Congress has ordered the Federal Aviation Administration to open the nation’s airspace to commercial drone traffic by September 2015, and experts estimate that 10,000 unmanned aircraft could be aloft five years later. Major defense contractors, and many smaller companies, are angling to supply low-cost portable aircraft to a potentially lucrative domestic market.

“As the military wars wind down, people are seeing the value of unmanned systems — air, ground and maritime — and how they can be used in civil and commercial life,” said Melanie Hinton, a spokeswoman for the conference. “This is a growth industry.”

Drone technology is developing so quickly that Aurora Flight Sciences, a Virginia aerospace company, exhibited a plastic foam craft inexpensive enough that it could be used in firefights, forest fires or other environments where it might not survive. It uses magnets to attach propellers and a camera to a two-foot wingspan that can be folded and stored in a backpack.

“Things that are under $50,000 for the military during wartime, it’s basically disposable,” said Patricia Woodside, a company spokeswoman.

Jeff Leake, director of business development for IRcameras, a Texas company that builds high-resolution infrared video cameras, licked his lips in front of a camera to show how they turned fuchsia pink on a screen. He pointed out footprints on the screen from people walking past.

“You can see the heat from their feet left on the floor,” Leake said. The camera can detect a change of less than 1 degree Fahrenheit, he said.

In the booth for Corsair Engineering, based in Orlando, Fla., Richard Becker spun a computer ball and hit a button and the screen showed a small, gray drone flying over a rocky valley in Afghanistan. A thin column of smoke could be seen at the end of a box canyon.

“All this is exactly as you would see in real life,” said Becker, toggling a black joystick and zooming in on the smoke.

The simulator is used to teach soldiers how to fly the ScanEagle, a drone with a 10-foot wing span used by the U.S. Army in Afghanistan. Indiana State University and the University of North Dakota have purchased simulators, for about $65,000 each, to teach aviation students the concepts of drone operations, Becker said.

Panels at the conference discussed challenges facing the industry, including the shrinking defense budget and potential legal challenges from civil liberties groups and others if fleets of drones start flying over America.

In one room, Lt. Gen. James Barclay, the Army’s head of force development, recalled how the Army was initially reluctant to even conduct research about using drones.

“I can remember back to early on in Army aviation, we said, you know, ‘Unmanned systems, no way; they’ll never be — uh-uh, no; it’s got to have a man in it,’” Barclay said. “Everyone was scared that it was — at the end of the day, everything would become unmanned, and it would do away with our jobs and stuff.

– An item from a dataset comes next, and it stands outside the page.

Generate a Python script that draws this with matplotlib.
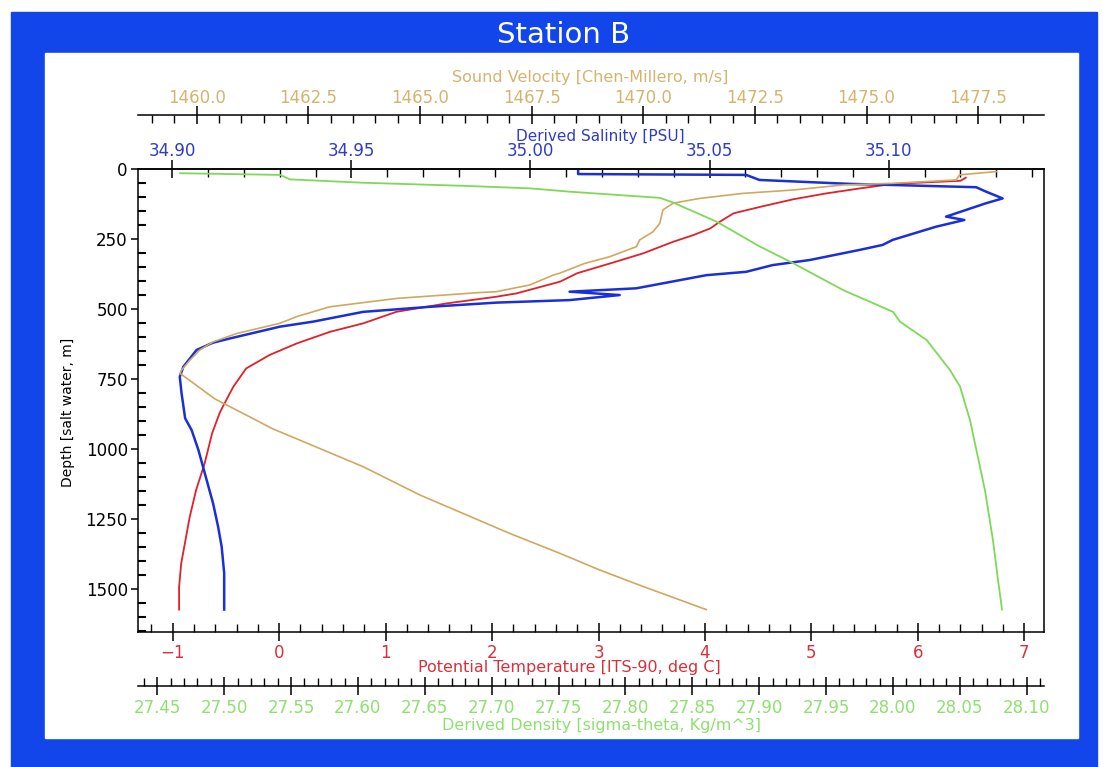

“But I will tell you that that’s not the case. … We know that it will bring better capabilities to our force. And that is the future of our Army,” he said.

Part of the way through Barclay’s remarks, a protester was removed from the room after unfurling a banner that demanded an end to lethal drone strikes.

“I think the only person that had a question has already left the room,” Barclay told the crowd at the end of his talk.

A model of a Future European Male -- an unmanned aircraft system drone designed for surveillance, reconnaissance and target acquisition -- sits atop a display stand at the Association for Unmanned Vehicles Systems International convention in Washington, D.C., on Wednesday, Aug. 14, 2013.